Microdescriptors (Tor >0.2.3.x) broke the inclusion of specific IPs in exit policies (exit enclaving). Did they break the exclusion of specific IPs in exit policies as well?
Russia is not the only country to implement this type of ban. Is there a safe way to generalize and centralize this? E.g. if a directory authority detects an exit relay is in a location known to block access to/MITM specific IPs/ports it automatically updates the exit policy for that node in the directory to exclude them.
-Pascal
On 12/4/2014 8:55 AM, Vladimir Ivanov wrote:
hi.
Recently, github was blocked in Russia (see discussion here: https://news.ycombinator.com/item?id=8692584). The ban is executed by all major ISPs (comply with this regulation is necessary to keep the telecom license so no ISP is risking to disobey), this means that if your exit node happens to be in Russia, you're out of luck when you try to connect to github.

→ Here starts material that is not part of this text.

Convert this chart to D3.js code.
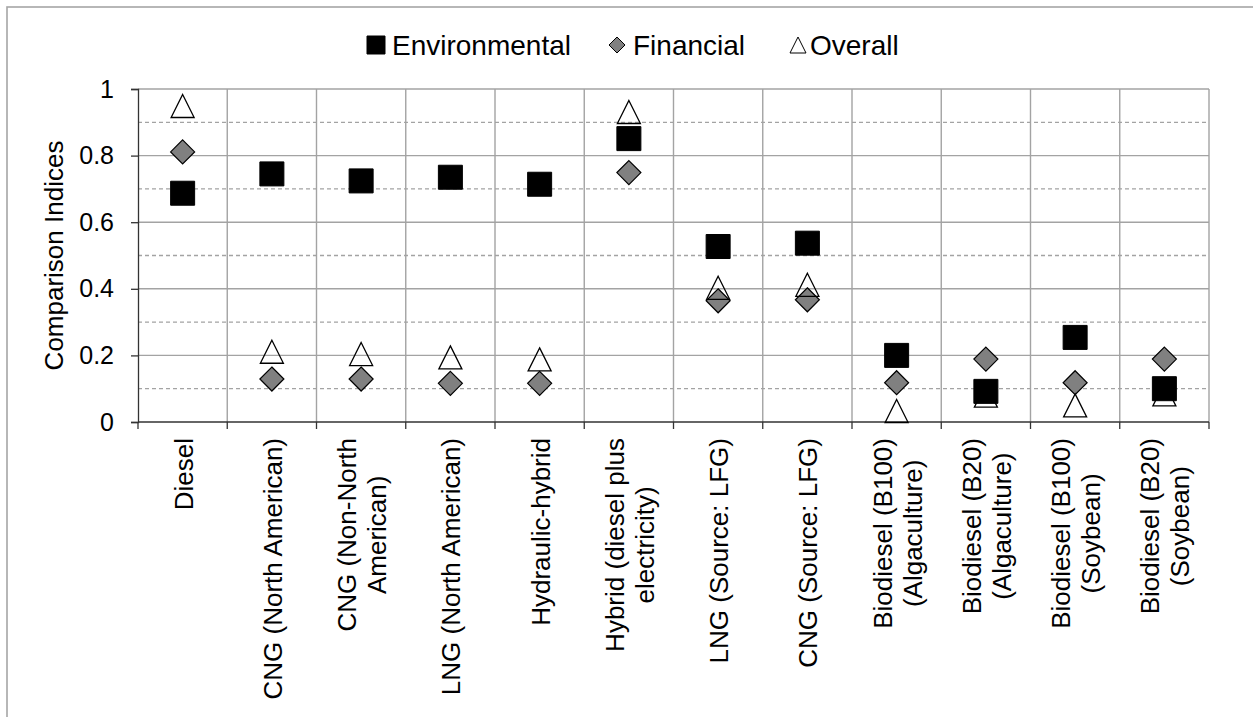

Some suggest marking exit nodes in Russia as bad exits because connecting via them leads to various problems (like node provider doing MitM on all github https connections). Here is an example: https://twitter.com/wiretapped/status/539934125293961216
I think, if Russian exits operators implement reduced policy rejecting github, that would be better solution: they're still usefull for all other sites and a client would access github using a tor exit elsewhere.
Do I miss something here? Are any disatvantages of this?
More general, if a network, a particular exit node is connected to, blocks some IP addresses, is it wise to reflect those changes in the node's ExitPolicy?